Zachrilege: American Picker

I have a new cause, and that’s finding a cause. I know it’s a bit too meta for most. I never feel like I “give back” to my community in any way, so when I found an opportunity to join an Adopt a Highway group today, I jumped at the chance.

The group hosting today’s highway activities is the Fayette Freethought Society. Advertising yourself as a thinker is a bold move in today’s challenge anything intellectual culture. This group is set up in Peachtree City, Georgia. It’s like the 21st century Mayberry. The key feature to the town are the endless golf cart paths. There is golf cart parking at the grocery store. Those suckers are quiet, so you really can’t hear them coming. One of the volunteers showed a scar from when one ran into him when he was biking.

When golf carts attack? Yeah, it was that kind of landscape. The group was rather small so I got my highlighter yellow vest, a couple of flimsy orange garbage bags and went off with John.
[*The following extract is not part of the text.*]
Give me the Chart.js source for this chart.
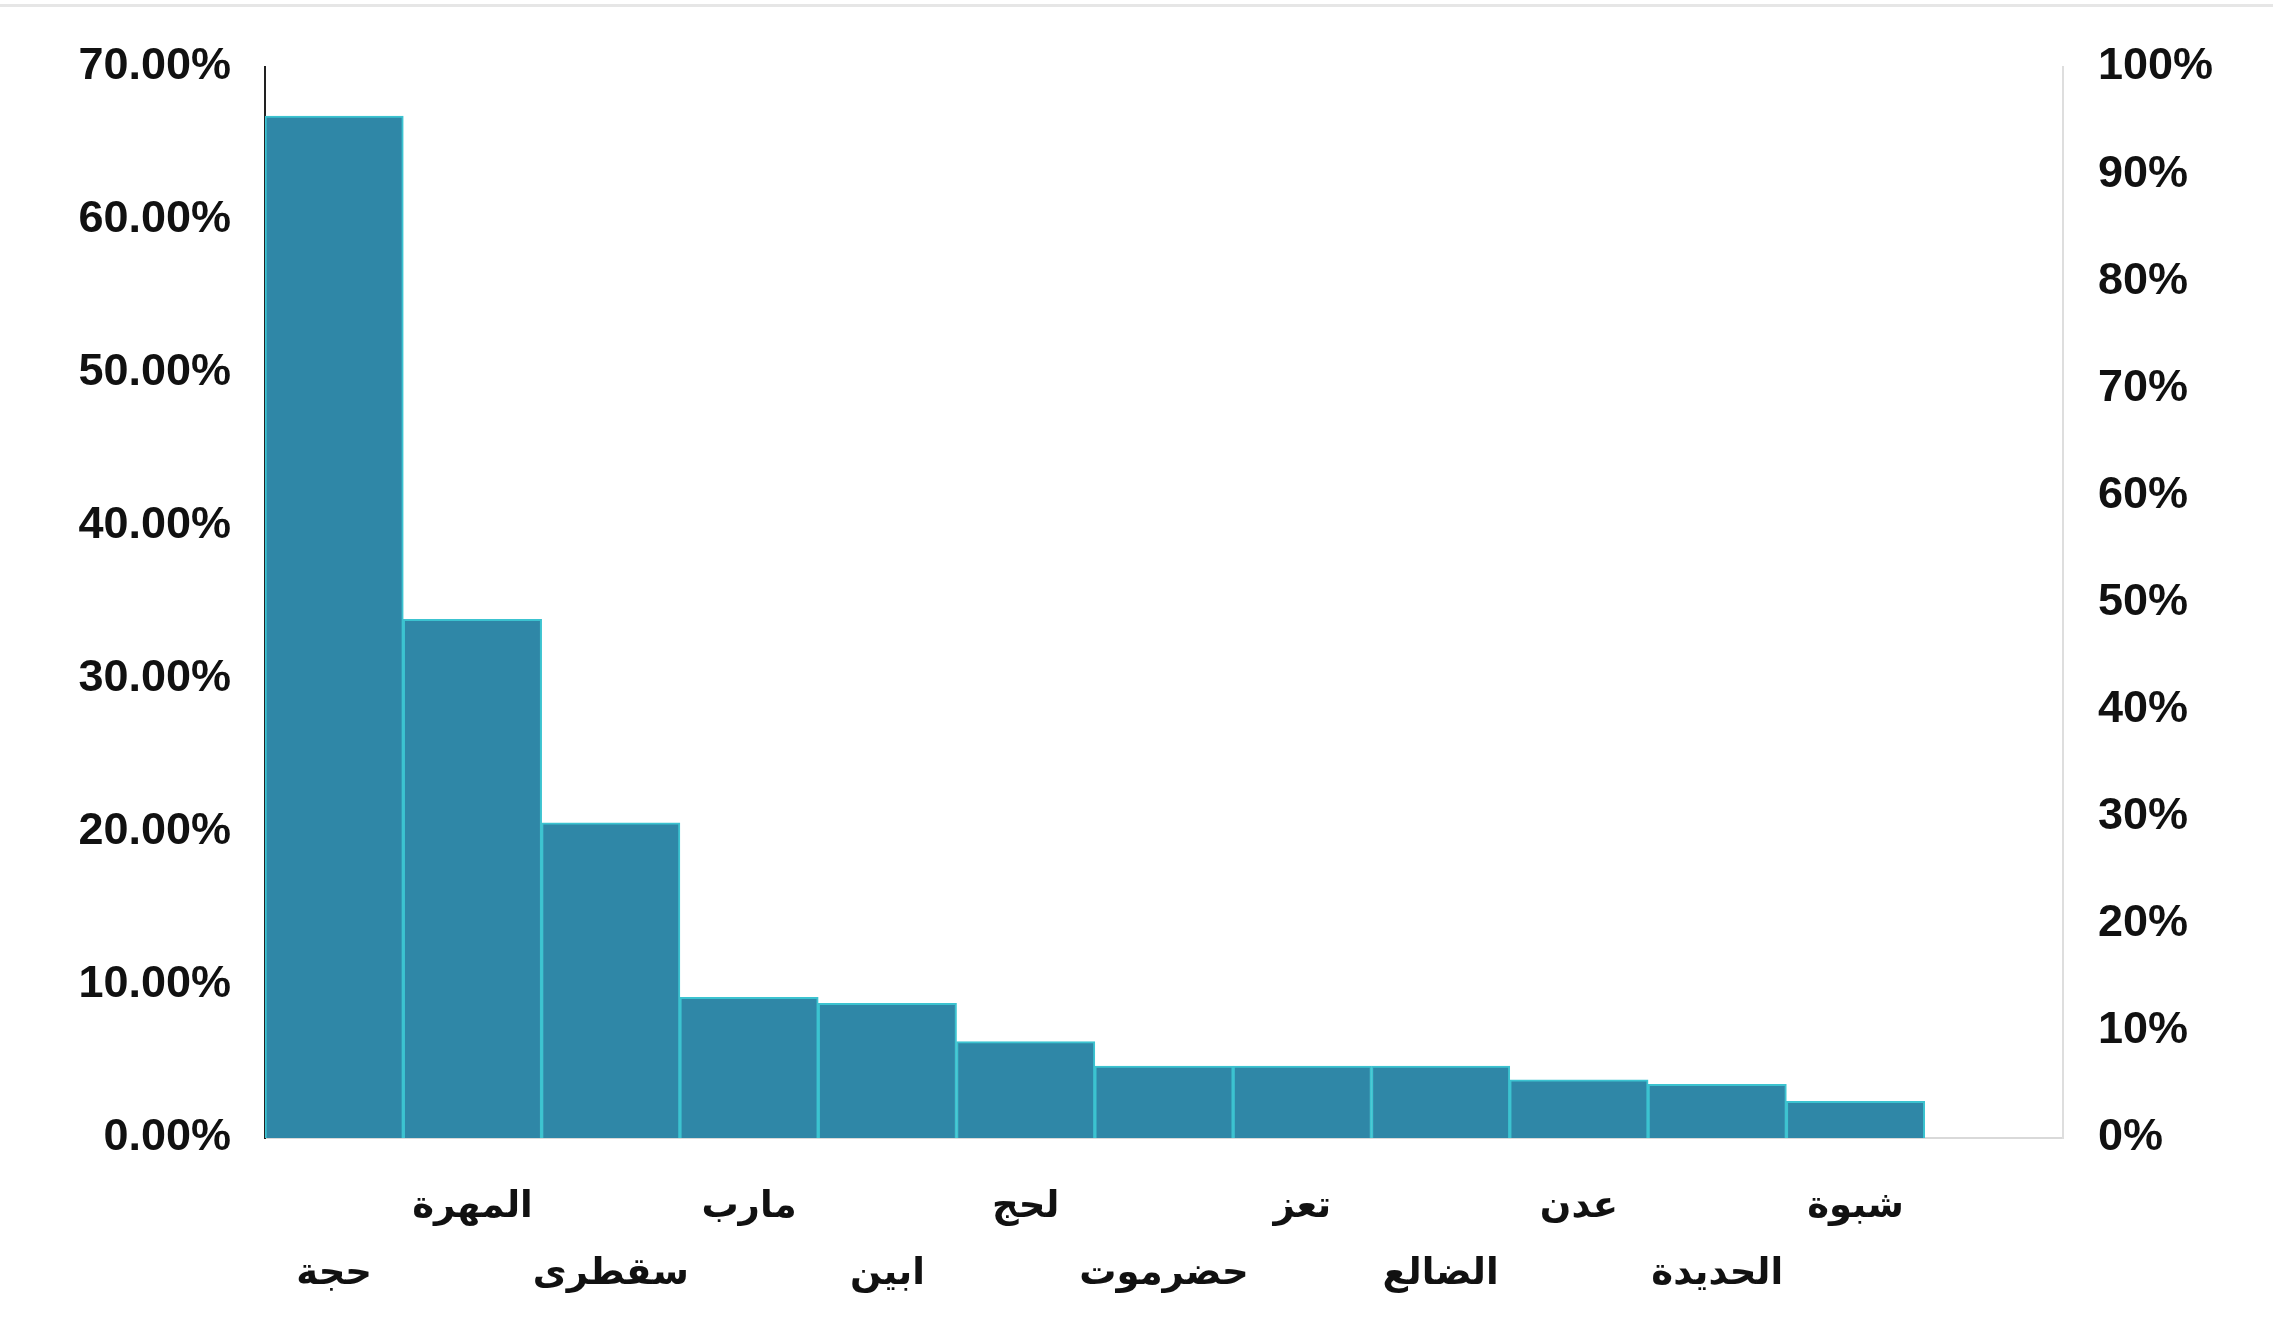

The group is responsible for about a mile of highway, both sides of the road, so there were about four groups. I had my yard work clothes: red workout pants, long-sleeved cotton shirt, work gloves, trusty white Titans cap that about 10% of Georgians recognize, sunscreen and bug spray.

One thing I noticed about the roadside was that it was pretty clean. The group does this every three months so they must clean up, so to speak. As a wannabee novelist, the items I found were worthy of a few short stories. For the most part I found cans, discarded lunch containers and a few hundred cigarette butts. I also found a slip of paper with a man’s phone number written on it and an Alabama driver’s license.

Once we reached the end of the road, or the next traffic light, we doubled back on the golf cart path. The paths are wide enough for two golf carts and that’s being generous. I listened to John, a retired rocket scientist who worked on the Hubble Space Telescope and other interesting projects before retiring to this quiet town. I was a big fan of the space program and spent a week at Space Camp in Huntsville, Alabama in the mid-80s, so conversation went without a hitch.

The only downside was that once we finished and put our bags on the side of the road, the group disbanded. I took the almost 50-mile ride home and caught up on some podcasts.

Picking up trash is not a cause. It does allow you to slow down and think about your life for a spell. Reality hit me when a golf cart drove by with a customized Baltimore Ravens design. Had he seen my hat before passing, I might have been run over.